Business succession is generally conducted through the following steps.

- Recognition of the necessity of preparations for business succession.
- Recognition of the current business situation and challenges and making them transparent.
- In the case of external succession, search for a compatible successor from external sources and execution of M&A.
- In the case of family or internal succession, enhancement of management towards the transition and formulation of succession plans.
- Execution of business succession.
- Post-succession of business (growth, development).

The overall duration of business successions ranges from less than 1 year (55.1%), 1 to 2 years (27.9%), 3 to 4 years (8.5%), and 5 years and above (8.5%). In many cases, companies need a medium-to-long-term period from the preparation to the execution of the succession.

== Circumstances of business succession ==
According to the 2019 Small and Medium Enterprises White Paper, it is projected that owners of small and medium businesses over the average retirement age of 70 will soon surpass 2.45 million. Approximately half of them, about 1.27 million, are predicted to have no successors, potentially leading to a significant wave of business closures, including profitable businesses. As a result, it is estimated that over the ten years up to 2025, approximately 6.5 million jobs may be lost, and there is also the potential for a loss of around 220 billion USD in GDP.
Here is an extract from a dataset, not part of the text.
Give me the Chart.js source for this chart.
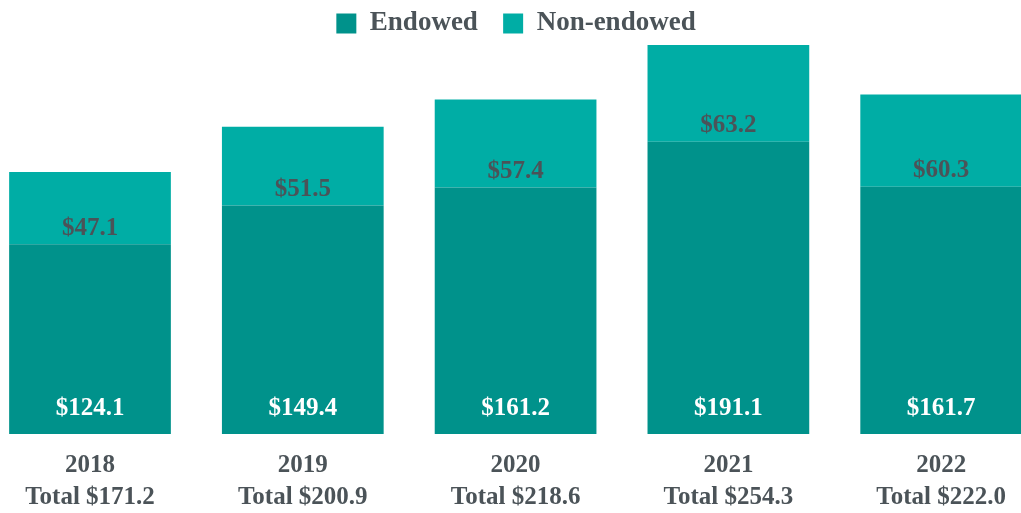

Furthermore, an investigation conducted in 2016 by the Japan Finance Corporation Research Institute reported that about half of the business owners who were 60 or older said they were planning to close down their businesses. The most common response was that they had originally planned to close their businesses during their generation (38%), followed by the lack of a successor in the family (29%) and a perceived absence of prospects for the business (28%). However, 30% of these companies responded that they were performing better than their competitors, and 40% said that they could at least maintain the status quo regarding the outlook for the next ten years, indicating a tendency for companies to choose to close their businesses despite their favorable performance.

== Changes in the circumstances of business succession ==
Due to the increasing popularity of external business succession, there has been a growing trend where business successions are facilitated through intermediary companies such as the Business Succession Support Center (a public institution), as well as Japan M&A Center and Strike M&A Capital Partners, which are major private-sector firms. Meanwhile, the emergence of M&A matchmaking services, such as xTRANBI and BATONZ, which connect transferors with transferees online, is accelerating the development of an environment that handles a wide range of businesses, from small-scale companies to large corporations. Financial institutions such as banks, securities companies, and insurance companies have begun to enter the M&A intermediary business, both on offline and online platforms.

In 2009, the Business Succession Tax System was introduced to encourage small and medium-sized enterprises to pass on their businesses by permitting the deferring payment of gift and inheritance taxes on certain assets. Furthermore, a special system was introduced in 2018, in which if the successor serves as the CEO for five years immediately after the tax return due date, the inheritance tax can effectively be waived.

On March 31, 2020, the Small and Medium-sized M&A Guidelines were released by the steering committee led by the Small and Medium Enterprise Agency of the Ministry of Economy, Trade and Industry.